PROBLEM. How many lines of the data include the string "that"? State the number and nothing else.

Stored items from a collection
>> Begin

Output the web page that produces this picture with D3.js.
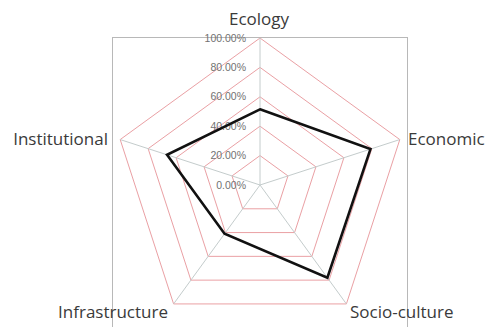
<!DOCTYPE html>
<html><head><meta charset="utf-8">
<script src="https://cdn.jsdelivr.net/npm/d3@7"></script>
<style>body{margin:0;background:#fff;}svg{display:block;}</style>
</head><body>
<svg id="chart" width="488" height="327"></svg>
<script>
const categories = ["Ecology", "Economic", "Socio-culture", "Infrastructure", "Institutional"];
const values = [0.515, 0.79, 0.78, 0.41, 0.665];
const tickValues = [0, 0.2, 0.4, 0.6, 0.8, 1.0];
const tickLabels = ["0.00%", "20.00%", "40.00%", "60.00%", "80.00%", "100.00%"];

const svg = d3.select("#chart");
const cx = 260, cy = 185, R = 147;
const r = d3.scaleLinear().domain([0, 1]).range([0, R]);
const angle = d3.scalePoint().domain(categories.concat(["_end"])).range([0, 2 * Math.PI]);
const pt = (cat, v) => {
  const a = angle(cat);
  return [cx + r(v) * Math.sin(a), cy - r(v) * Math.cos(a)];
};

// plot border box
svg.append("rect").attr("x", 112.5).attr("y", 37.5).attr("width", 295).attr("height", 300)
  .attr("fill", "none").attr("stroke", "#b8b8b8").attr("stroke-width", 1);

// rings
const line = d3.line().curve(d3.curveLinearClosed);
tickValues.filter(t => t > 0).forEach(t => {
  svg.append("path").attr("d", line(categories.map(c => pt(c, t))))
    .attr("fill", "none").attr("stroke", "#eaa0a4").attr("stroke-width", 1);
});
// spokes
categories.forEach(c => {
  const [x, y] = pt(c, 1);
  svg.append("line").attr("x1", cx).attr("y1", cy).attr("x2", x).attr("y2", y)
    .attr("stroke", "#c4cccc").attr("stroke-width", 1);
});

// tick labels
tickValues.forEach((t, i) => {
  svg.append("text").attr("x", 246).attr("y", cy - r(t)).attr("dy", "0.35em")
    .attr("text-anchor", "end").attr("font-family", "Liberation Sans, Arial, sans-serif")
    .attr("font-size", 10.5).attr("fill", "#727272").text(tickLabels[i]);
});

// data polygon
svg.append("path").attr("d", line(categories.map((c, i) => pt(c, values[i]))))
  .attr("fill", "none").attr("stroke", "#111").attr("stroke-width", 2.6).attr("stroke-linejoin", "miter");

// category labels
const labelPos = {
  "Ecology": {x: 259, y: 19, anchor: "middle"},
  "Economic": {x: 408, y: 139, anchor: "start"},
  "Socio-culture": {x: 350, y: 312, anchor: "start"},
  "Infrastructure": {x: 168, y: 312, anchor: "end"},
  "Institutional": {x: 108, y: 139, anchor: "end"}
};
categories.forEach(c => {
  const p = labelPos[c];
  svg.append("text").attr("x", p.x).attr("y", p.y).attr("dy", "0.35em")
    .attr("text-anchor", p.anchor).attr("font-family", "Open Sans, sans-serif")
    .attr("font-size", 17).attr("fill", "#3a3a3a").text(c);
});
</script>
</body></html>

>> End
>> Begin

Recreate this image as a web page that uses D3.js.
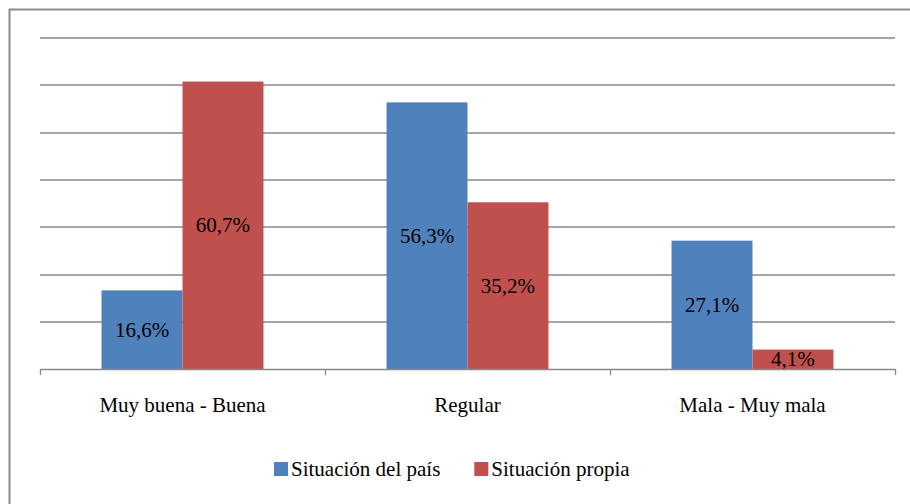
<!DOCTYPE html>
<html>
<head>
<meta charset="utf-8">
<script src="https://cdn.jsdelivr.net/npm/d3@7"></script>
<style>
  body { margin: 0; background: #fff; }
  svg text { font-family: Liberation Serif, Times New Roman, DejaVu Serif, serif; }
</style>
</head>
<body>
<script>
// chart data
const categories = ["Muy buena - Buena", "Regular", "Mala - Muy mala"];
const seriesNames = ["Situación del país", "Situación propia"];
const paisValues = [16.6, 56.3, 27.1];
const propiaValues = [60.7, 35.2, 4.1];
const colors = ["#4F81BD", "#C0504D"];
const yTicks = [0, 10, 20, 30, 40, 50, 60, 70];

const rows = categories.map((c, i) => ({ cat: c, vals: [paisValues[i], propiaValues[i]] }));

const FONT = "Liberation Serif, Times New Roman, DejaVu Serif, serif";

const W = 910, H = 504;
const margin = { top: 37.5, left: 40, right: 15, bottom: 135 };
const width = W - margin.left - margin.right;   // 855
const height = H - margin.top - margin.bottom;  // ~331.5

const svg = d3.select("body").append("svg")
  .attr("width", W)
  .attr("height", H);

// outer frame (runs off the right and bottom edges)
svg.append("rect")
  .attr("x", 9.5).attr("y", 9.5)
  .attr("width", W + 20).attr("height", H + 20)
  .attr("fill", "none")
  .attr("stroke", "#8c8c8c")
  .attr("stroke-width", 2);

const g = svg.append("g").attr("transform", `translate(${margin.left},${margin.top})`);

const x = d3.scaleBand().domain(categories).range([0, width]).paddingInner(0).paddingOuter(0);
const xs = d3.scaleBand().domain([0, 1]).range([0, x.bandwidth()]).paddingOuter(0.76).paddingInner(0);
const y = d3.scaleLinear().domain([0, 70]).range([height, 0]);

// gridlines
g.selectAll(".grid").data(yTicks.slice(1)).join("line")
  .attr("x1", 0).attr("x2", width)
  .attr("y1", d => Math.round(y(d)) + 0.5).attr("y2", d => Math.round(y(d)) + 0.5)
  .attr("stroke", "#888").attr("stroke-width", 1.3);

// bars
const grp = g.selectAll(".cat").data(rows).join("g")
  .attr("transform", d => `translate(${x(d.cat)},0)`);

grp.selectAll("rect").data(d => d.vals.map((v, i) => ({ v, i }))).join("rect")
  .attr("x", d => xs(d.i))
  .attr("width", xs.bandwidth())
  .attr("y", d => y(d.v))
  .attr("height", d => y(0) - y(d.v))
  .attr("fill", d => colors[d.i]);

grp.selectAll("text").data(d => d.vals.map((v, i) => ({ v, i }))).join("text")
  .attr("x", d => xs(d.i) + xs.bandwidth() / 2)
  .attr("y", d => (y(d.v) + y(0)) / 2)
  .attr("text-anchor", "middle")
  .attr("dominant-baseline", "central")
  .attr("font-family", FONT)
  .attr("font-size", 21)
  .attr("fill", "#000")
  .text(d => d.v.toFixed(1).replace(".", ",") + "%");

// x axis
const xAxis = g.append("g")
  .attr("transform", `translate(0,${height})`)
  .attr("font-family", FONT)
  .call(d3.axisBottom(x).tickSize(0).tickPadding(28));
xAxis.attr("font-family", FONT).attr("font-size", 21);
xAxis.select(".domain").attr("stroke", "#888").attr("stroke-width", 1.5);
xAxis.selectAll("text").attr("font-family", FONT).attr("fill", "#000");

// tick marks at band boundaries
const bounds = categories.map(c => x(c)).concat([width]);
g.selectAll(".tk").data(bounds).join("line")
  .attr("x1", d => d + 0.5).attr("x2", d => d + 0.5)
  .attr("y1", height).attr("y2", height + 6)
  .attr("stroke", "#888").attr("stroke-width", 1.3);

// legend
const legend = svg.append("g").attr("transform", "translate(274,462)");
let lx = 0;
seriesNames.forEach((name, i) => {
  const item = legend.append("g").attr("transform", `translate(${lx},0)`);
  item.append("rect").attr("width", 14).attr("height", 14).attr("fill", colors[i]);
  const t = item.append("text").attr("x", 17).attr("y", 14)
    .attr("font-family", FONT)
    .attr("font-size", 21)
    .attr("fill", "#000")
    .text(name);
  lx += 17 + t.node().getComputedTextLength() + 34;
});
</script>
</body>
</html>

>> End

OUTPUT FOR THIS EXERCISE. 2